Introduction: Strongyloidiasis, caused by Strongyloides stercoralis, remains a neglected tropical disease (NTD) with significant clinical implications, particularly in immunocompromised individuals. Current serological assays for diagnosing strongyloidiasis are limited by suboptimal sensitivity and specificity. The development of recombinant fusion proteins for serodiagnostic applications represents a promising strategy to improve diagnostic accuracy. This study aimed to design a novel recombinant fusion antigen for the serodiagnosis of strongyloidiasis, using immunoinformatics approaches.

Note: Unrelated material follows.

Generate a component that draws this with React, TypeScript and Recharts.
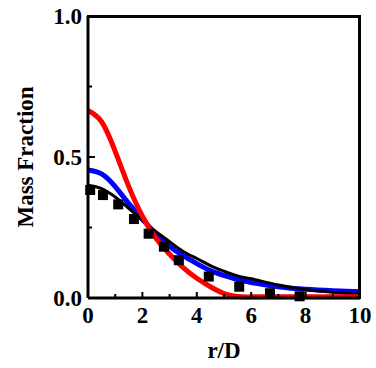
import React from 'react';
import {
  ComposedChart,
  Line,
  Scatter,
  XAxis,
  YAxis
} from 'recharts';

// radial positions used by the model curves
const rGrid = [0, 0.5, 1, 1.5, 2, 2.5, 3, 3.5, 4, 4.5, 5, 5.5, 6, 7, 8, 9, 10];
const redCurve = [0.665, 0.625, 0.52, 0.395, 0.29, 0.212, 0.155, 0.108, 0.07, 0.04, 0.016, 0.005, 0.004, 0.004, 0.004, 0.004, 0.004];
const blueCurve = [0.454, 0.44, 0.395, 0.335, 0.28, 0.225, 0.183, 0.15, 0.122, 0.097, 0.08, 0.065, 0.055, 0.04, 0.031, 0.026, 0.022];
const blackCurve = [0.4, 0.388, 0.358, 0.318, 0.275, 0.235, 0.2, 0.165, 0.14, 0.115, 0.095, 0.078, 0.068, 0.046, 0.03, 0.02, 0.013];

// measured points
const expR = [0.08, 0.55, 1.11, 1.69, 2.23, 2.79, 3.34, 4.44, 5.56, 6.69, 7.78];
const expV = [0.383, 0.365, 0.332, 0.28, 0.228, 0.182, 0.134, 0.076, 0.04, 0.017, 0.006];

const xTicks = [0, 1, 2, 3, 4, 5, 6, 7, 8, 9, 10];
const yTicks = [0, 0.25, 0.5, 0.75, 1];

const FONT = "'Liberation Serif', 'Times New Roman', serif";

const curveData = rGrid.map((r, i) => ({
  r,
  red: redCurve[i],
  blue: blueCurve[i],
  black: blackCurve[i]
}));
const expData = expR.map((r, i) => ({ r, v: expV[i] }));

const isMajorX = (v: number) => v % 2 === 0;
const isMajorY = (v: number) => Math.abs((v * 2) % 1) < 1e-6;

const BottomTick = ({ x, y, payload }: any) => {
  const major = isMajorX(payload.value);
  return (
    <g>
      <line x1={x} y1={y} x2={x} y2={y - (major ? 6 : 4)} stroke="#000" strokeWidth={2} />
      {major && (
        <text x={x} y={y + 25} textAnchor="middle" fontFamily={FONT} fontSize={23} fontWeight="bold" fill="#000">
          {payload.value}
        </text>
      )}
    </g>
  );
};

const LeftTick = ({ x, y, payload }: any) => {
  const major = isMajorY(payload.value);
  return (
    <g>
      <line x1={x} y1={y} x2={x + (major ? 7 : 4)} y2={y} stroke="#000" strokeWidth={2} />
      {major && (
        <text x={x - 6} y={y + 8} textAnchor="end" fontFamily={FONT} fontSize={23} fontWeight="bold" fill="#000">
          {payload.value.toFixed(1)}
        </text>
      )}
    </g>
  );
};

const Square = ({ cx, cy }: any) => (
  <rect x={cx - 5} y={cy - 5} width={10} height={10} fill="#000" />
);

export default function App() {
  const axisLine = { stroke: '#000', strokeWidth: 3 };
  return (
    <div style={{ position: 'absolute', left: 0, top: 0, width: 376, height: 368, background: '#fff' }}>
      <ComposedChart
        width={376}
        height={368}
        data={curveData}
        margin={{ top: 16, right: 16, left: 0, bottom: 0 }}
      >
        <XAxis
          dataKey="r"
          type="number"
          domain={[0, 10]}
          ticks={xTicks}
          interval={0}
          height={70}
          axisLine={axisLine}
          tickLine={false}
          tickSize={0}
          tickMargin={0}
          tick={<BottomTick />}
          label={{
            value: 'r/D',
            position: 'insideBottom',
            offset: 10,
            fill: '#000',
            fontSize: 23,
            fontWeight: 'bold',
            fontFamily: FONT
          }}
        />
        <YAxis
          type="number"
          domain={[0, 1]}
          ticks={yTicks}
          interval={0}
          width={88}
          axisLine={axisLine}
          tickLine={false}
          tickSize={0}
          tickMargin={0}
          tick={<LeftTick />}
          label={{
            value: 'Mass Fraction',
            position: 'insideLeft',
            angle: -90,
            offset: 25,
            fill: '#000',
            fontSize: 23,
            fontWeight: 'bold',
            fontFamily: FONT,
            style: { textAnchor: 'middle' }
          }}
        />
        <Line type="natural" dataKey="blue" stroke="#0000ff" strokeWidth={5} dot={false} isAnimationActive={false} />
        <Line type="natural" dataKey="black" stroke="#000000" strokeWidth={3} dot={false} isAnimationActive={false} />
        <Line type="natural" dataKey="red" stroke="#ff0000" strokeWidth={5} dot={false} isAnimationActive={false} />
        <Scatter data={expData} dataKey="v" fill="#000" shape={<Square />} isAnimationActive={false} />
      </ComposedChart>
      {/* closing frame (top and right borders) over the plot area */}
      <div
        style={{
          position: 'absolute',
          left: 87,
          top: 15,
          width: 274,
          height: 284,
          boxSizing: 'border-box',
          borderTop: '3px solid #000',
          borderRight: '3px solid #000',
          pointerEvents: 'none'
        }}
      />
    </div>
  );
}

Methods: Four immunogenic proteins (SsIR, L3NieAg.01, Ss3a, and Ss1a) were selected for the design of the fusion antigen. The most immunogenic regions of these proteins were identified based on epitope density and minimal cross-reactivity, and they were linked, using EAAAK linkers. The designed fusion antigen was then evaluated for its physicochemical properties, solubility, antigenicity, and potential cross-reactivity. Its three-dimensional (3D) structure was predicted, and the nucleotide sequence was codon-optimized to ensure efficient expression in Escherichia coli (E. coli). Finally, the optimized sequence was in silico cloned into the pET23a(+) expression vector.
Results: Immunoinformatics analyses demonstrated that the designed fusion antigen exhibits appropriate stability and robust antigenicity while showing no significant cross-reactivity. Codon optimization resulted in a codon adaptation index (CAI) of 0.92, and a GC content adjusted to 47%, confirming its compatibility with the E. coli expression system. Furthermore, no inhibitory cis-regulatory elements or repetitive sequences were identified post-optimization, supporting the feasibility of successful recombinant expression in E. coli.
Conclusion: The bioinformatics findings of this study indicate that the designed fusion antigen holds significant potential for incorporation into ELISA-based serodiagnostic assays for strongyloidiasis.